MATERIAL
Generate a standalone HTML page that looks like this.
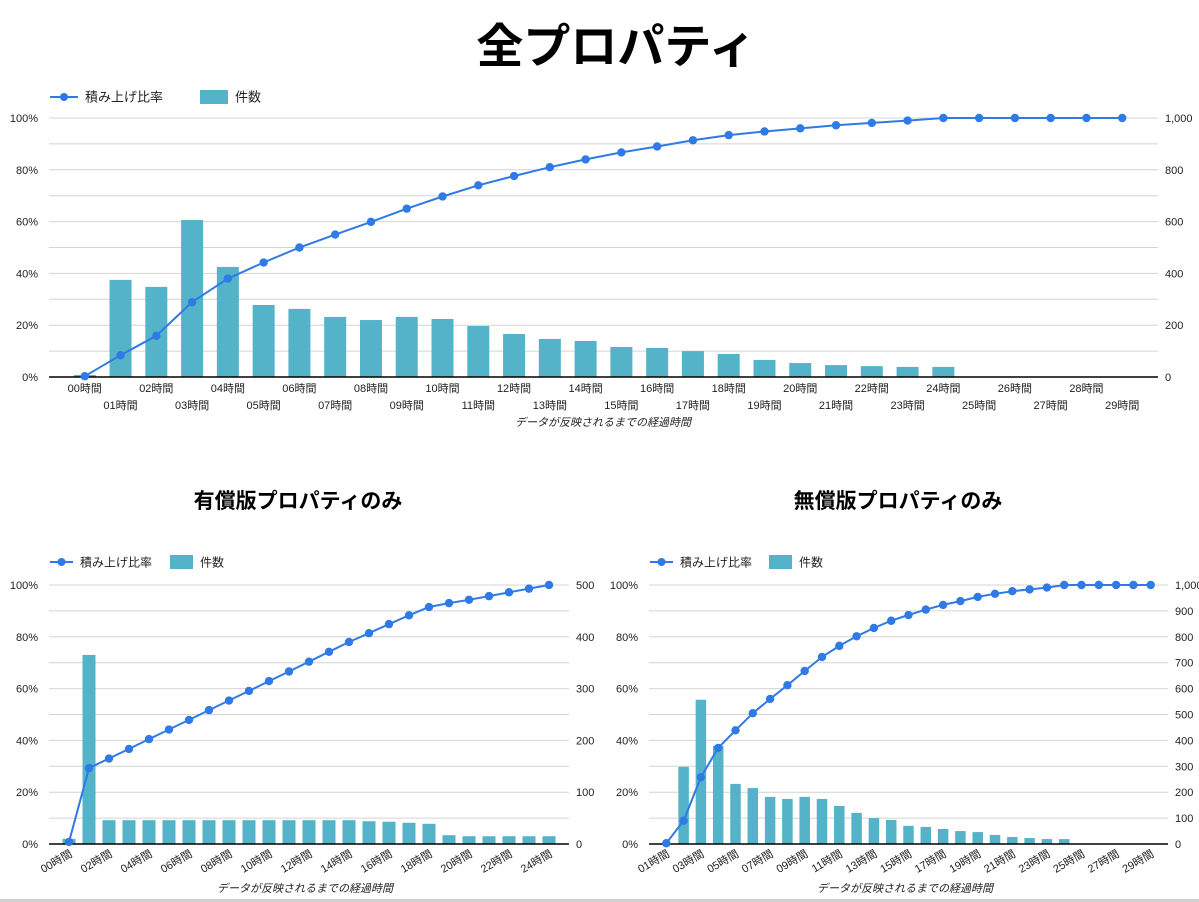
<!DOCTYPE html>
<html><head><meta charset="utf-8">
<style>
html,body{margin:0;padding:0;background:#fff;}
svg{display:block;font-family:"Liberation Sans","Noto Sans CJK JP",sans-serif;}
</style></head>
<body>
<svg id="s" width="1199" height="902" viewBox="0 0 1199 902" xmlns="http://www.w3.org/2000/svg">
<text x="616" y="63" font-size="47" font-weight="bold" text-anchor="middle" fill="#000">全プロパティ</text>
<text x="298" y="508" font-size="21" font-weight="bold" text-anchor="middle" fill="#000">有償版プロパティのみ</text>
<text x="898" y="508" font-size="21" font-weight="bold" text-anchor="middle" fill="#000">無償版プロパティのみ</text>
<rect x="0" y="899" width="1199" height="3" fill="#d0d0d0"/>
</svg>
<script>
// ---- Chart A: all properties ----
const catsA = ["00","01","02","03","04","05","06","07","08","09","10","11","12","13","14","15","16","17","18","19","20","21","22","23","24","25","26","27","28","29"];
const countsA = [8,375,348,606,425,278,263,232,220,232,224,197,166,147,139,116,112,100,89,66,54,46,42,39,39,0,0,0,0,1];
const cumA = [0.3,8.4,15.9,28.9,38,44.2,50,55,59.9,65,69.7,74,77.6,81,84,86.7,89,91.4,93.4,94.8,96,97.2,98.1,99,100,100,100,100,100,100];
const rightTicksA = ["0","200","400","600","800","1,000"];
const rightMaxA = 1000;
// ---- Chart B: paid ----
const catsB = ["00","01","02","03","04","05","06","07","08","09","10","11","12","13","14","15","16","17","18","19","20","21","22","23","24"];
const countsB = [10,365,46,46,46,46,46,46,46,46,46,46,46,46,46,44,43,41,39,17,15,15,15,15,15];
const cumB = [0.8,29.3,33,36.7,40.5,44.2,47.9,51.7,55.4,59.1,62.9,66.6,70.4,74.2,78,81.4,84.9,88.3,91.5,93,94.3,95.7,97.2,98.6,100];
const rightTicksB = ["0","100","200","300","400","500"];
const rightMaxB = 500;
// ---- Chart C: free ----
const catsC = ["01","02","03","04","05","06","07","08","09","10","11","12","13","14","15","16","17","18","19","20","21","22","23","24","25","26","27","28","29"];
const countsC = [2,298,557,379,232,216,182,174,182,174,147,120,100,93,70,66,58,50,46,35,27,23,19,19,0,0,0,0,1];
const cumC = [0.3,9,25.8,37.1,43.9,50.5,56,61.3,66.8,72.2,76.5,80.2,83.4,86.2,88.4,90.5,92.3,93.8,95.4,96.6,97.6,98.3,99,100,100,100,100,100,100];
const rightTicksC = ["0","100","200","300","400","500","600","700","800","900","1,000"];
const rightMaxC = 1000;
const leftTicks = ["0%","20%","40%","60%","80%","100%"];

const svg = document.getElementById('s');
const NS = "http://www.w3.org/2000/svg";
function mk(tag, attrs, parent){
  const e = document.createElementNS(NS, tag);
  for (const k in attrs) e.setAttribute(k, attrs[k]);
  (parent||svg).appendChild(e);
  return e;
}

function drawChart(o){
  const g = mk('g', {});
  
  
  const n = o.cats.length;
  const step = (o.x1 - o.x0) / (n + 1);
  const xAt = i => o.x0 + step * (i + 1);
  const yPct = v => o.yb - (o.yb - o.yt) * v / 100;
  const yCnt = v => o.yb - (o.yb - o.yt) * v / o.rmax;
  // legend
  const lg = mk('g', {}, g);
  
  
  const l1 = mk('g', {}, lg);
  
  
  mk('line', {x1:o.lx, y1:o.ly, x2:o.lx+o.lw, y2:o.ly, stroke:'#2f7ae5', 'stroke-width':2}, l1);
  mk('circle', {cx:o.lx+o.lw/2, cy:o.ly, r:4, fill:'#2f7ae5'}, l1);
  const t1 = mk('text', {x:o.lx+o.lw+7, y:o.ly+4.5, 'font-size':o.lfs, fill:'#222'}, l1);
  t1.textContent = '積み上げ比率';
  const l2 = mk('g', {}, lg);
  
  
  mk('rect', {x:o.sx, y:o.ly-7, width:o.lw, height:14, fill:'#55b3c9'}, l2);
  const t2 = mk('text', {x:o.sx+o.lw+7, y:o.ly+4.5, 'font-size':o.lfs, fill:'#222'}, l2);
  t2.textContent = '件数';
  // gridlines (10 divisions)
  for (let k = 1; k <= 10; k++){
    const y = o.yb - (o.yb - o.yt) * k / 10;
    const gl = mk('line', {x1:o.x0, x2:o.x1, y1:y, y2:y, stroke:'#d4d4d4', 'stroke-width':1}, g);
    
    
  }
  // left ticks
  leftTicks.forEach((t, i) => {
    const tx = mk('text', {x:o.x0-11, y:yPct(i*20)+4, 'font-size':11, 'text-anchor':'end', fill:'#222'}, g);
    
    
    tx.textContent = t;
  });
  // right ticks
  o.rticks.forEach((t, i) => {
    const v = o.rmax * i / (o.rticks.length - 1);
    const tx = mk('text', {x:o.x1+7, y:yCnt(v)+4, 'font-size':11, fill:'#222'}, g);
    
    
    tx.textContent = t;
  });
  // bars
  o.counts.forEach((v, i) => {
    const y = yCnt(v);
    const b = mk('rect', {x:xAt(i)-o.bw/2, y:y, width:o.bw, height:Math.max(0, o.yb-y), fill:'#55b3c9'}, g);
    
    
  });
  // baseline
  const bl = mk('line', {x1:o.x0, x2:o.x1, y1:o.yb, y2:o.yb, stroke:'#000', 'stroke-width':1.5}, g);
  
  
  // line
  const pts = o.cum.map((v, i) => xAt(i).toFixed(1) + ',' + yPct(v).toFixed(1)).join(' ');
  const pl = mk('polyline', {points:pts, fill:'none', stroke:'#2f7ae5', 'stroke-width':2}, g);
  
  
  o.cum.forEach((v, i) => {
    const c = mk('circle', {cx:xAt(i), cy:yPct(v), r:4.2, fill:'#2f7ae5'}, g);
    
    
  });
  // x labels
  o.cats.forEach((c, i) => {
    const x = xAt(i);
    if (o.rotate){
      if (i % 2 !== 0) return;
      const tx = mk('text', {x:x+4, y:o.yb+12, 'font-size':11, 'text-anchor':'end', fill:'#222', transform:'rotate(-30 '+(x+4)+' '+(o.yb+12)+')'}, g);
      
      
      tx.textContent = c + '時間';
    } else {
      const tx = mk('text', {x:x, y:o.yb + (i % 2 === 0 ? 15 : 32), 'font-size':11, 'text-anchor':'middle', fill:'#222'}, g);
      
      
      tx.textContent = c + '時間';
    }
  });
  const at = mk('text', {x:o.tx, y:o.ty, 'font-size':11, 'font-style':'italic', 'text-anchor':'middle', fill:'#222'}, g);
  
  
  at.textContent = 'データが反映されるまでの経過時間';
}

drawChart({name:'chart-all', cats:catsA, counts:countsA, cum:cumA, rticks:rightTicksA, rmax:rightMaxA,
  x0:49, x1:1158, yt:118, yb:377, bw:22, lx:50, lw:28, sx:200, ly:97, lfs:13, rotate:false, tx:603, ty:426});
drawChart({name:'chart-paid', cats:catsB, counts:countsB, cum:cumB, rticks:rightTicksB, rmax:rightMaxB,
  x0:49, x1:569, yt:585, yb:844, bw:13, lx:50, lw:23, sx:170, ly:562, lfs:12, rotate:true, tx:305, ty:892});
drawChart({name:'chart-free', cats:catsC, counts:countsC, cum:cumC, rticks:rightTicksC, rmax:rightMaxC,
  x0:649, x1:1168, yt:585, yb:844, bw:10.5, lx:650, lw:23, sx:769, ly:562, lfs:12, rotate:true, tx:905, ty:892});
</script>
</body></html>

TASK DETAILS
Do not include the images; transcribe the rest of the listing exactly.

THE RESULT
Generate a standalone HTML page that looks like this.
<!DOCTYPE html>
<html><head><meta charset="utf-8">
<style>
html,body{margin:0;padding:0;background:#fff;}
svg{display:block;font-family:"Liberation Sans","Noto Sans CJK JP",sans-serif;}
</style></head>
<body>
<svg id="s" width="1199" height="902" viewBox="0 0 1199 902" xmlns="http://www.w3.org/2000/svg">
<text x="616" y="63" font-size="47" font-weight="bold" text-anchor="middle" fill="#000">全プロパティ</text>
<text x="298" y="508" font-size="21" font-weight="bold" text-anchor="middle" fill="#000">有償版プロパティのみ</text>
<text x="898" y="508" font-size="21" font-weight="bold" text-anchor="middle" fill="#000">無償版プロパティのみ</text>
<rect x="0" y="899" width="1199" height="3" fill="#d0d0d0"/>
</svg>
<script>
// ---- Chart A: all properties ----
const catsA = ["00","01","02","03","04","05","06","07","08","09","10","11","12","13","14","15","16","17","18","19","20","21","22","23","24","25","26","27","28","29"];
const countsA = [8,375,348,606,425,278,263,232,220,232,224,197,166,147,139,116,112,100,89,66,54,46,42,39,39,0,0,0,0,1];
const cumA = [0.3,8.4,15.9,28.9,38,44.2,50,55,59.9,65,69.7,74,77.6,81,84,86.7,89,91.4,93.4,94.8,96,97.2,98.1,99,100,100,100,100,100,100];
const rightTicksA = ["0","200","400","600","800","1,000"];
const rightMaxA = 1000;
// ---- Chart B: paid ----
const catsB = ["00","01","02","03","04","05","06","07","08","09","10","11","12","13","14","15","16","17","18","19","20","21","22","23","24"];
const countsB = [10,365,46,46,46,46,46,46,46,46,46,46,46,46,46,44,43,41,39,17,15,15,15,15,15];
const cumB = [0.8,29.3,33,36.7,40.5,44.2,47.9,51.7,55.4,59.1,62.9,66.6,70.4,74.2,78,81.4,84.9,88.3,91.5,93,94.3,95.7,97.2,98.6,100];
const rightTicksB = ["0","100","200","300","400","500"];
const rightMaxB = 500;
// ---- Chart C: free ----
const catsC = ["01","02","03","04","05","06","07","08","09","10","11","12","13","14","15","16","17","18","19","20","21","22","23","24","25","26","27","28","29"];
const countsC = [2,298,557,379,232,216,182,174,182,174,147,120,100,93,70,66,58,50,46,35,27,23,19,19,0,0,0,0,1];
const cumC = [0.3,9,25.8,37.1,43.9,50.5,56,61.3,66.8,72.2,76.5,80.2,83.4,86.2,88.4,90.5,92.3,93.8,95.4,96.6,97.6,98.3,99,100,100,100,100,100,100];
const rightTicksC = ["0","100","200","300","400","500","600","700","800","900","1,000"];
const rightMaxC = 1000;
const leftTicks = ["0%","20%","40%","60%","80%","100%"];

const svg = document.getElementById('s');
const NS = "http://www.w3.org/2000/svg";
function mk(tag, attrs, parent){
  const e = document.createElementNS(NS, tag);
  for (const k in attrs) e.setAttribute(k, attrs[k]);
  (parent||svg).appendChild(e);
  return e;
}

function drawChart(o){
  const g = mk('g', {});
  
  
  const n = o.cats.length;
  const step = (o.x1 - o.x0) / (n + 1);
  const xAt = i => o.x0 + step * (i + 1);
  const yPct = v => o.yb - (o.yb - o.yt) * v / 100;
  const yCnt = v => o.yb - (o.yb - o.yt) * v / o.rmax;
  // legend
  const lg = mk('g', {}, g);
  
  
  const l1 = mk('g', {}, lg);
  
  
  mk('line', {x1:o.lx, y1:o.ly, x2:o.lx+o.lw, y2:o.ly, stroke:'#2f7ae5', 'stroke-width':2}, l1);
  mk('circle', {cx:o.lx+o.lw/2, cy:o.ly, r:4, fill:'#2f7ae5'}, l1);
  const t1 = mk('text', {x:o.lx+o.lw+7, y:o.ly+4.5, 'font-size':o.lfs, fill:'#222'}, l1);
  t1.textContent = '積み上げ比率';
  const l2 = mk('g', {}, lg);
  
  
  mk('rect', {x:o.sx, y:o.ly-7, width:o.lw, height:14, fill:'#55b3c9'}, l2);
  const t2 = mk('text', {x:o.sx+o.lw+7, y:o.ly+4.5, 'font-size':o.lfs, fill:'#222'}, l2);
  t2.textContent = '件数';
  // gridlines (10 divisions)
  for (let k = 1; k <= 10; k++){
    const y = o.yb - (o.yb - o.yt) * k / 10;
    const gl = mk('line', {x1:o.x0, x2:o.x1, y1:y, y2:y, stroke:'#d4d4d4', 'stroke-width':1}, g);
    
    
  }
  // left ticks
  leftTicks.forEach((t, i) => {
    const tx = mk('text', {x:o.x0-11, y:yPct(i*20)+4, 'font-size':11, 'text-anchor':'end', fill:'#222'}, g);
    
    
    tx.textContent = t;
  });
  // right ticks
  o.rticks.forEach((t, i) => {
    const v = o.rmax * i / (o.rticks.length - 1);
    const tx = mk('text', {x:o.x1+7, y:yCnt(v)+4, 'font-size':11, fill:'#222'}, g);
    
    
    tx.textContent = t;
  });
  // bars
  o.counts.forEach((v, i) => {
    const y = yCnt(v);
    const b = mk('rect', {x:xAt(i)-o.bw/2, y:y, width:o.bw, height:Math.max(0, o.yb-y), fill:'#55b3c9'}, g);
    
    
  });
  // baseline
  const bl = mk('line', {x1:o.x0, x2:o.x1, y1:o.yb, y2:o.yb, stroke:'#000', 'stroke-width':1.5}, g);
  
  
  // line
  const pts = o.cum.map((v, i) => xAt(i).toFixed(1) + ',' + yPct(v).toFixed(1)).join(' ');
  const pl = mk('polyline', {points:pts, fill:'none', stroke:'#2f7ae5', 'stroke-width':2}, g);
  
  
  o.cum.forEach((v, i) => {
    const c = mk('circle', {cx:xAt(i), cy:yPct(v), r:4.2, fill:'#2f7ae5'}, g);
    
    
  });
  // x labels
  o.cats.forEach((c, i) => {
    const x = xAt(i);
    if (o.rotate){
      if (i % 2 !== 0) return;
      const tx = mk('text', {x:x+4, y:o.yb+12, 'font-size':11, 'text-anchor':'end', fill:'#222', transform:'rotate(-30 '+(x+4)+' '+(o.yb+12)+')'}, g);
      
      
      tx.textContent = c + '時間';
    } else {
      const tx = mk('text', {x:x, y:o.yb + (i % 2 === 0 ? 15 : 32), 'font-size':11, 'text-anchor':'middle', fill:'#222'}, g);
      
      
      tx.textContent = c + '時間';
    }
  });
  const at = mk('text', {x:o.tx, y:o.ty, 'font-size':11, 'font-style':'italic', 'text-anchor':'middle', fill:'#222'}, g);
  
  
  at.textContent = 'データが反映されるまでの経過時間';
}

drawChart({name:'chart-all', cats:catsA, counts:countsA, cum:cumA, rticks:rightTicksA, rmax:rightMaxA,
  x0:49, x1:1158, yt:118, yb:377, bw:22, lx:50, lw:28, sx:200, ly:97, lfs:13, rotate:false, tx:603, ty:426});
drawChart({name:'chart-paid', cats:catsB, counts:countsB, cum:cumB, rticks:rightTicksB, rmax:rightMaxB,
  x0:49, x1:569, yt:585, yb:844, bw:13, lx:50, lw:23, sx:170, ly:562, lfs:12, rotate:true, tx:305, ty:892});
drawChart({name:'chart-free', cats:catsC, counts:countsC, cum:cumC, rticks:rightTicksC, rmax:rightMaxC,
  x0:649, x1:1168, yt:585, yb:844, bw:10.5, lx:650, lw:23, sx:769, ly:562, lfs:12, rotate:true, tx:905, ty:892});
</script>
</body></html>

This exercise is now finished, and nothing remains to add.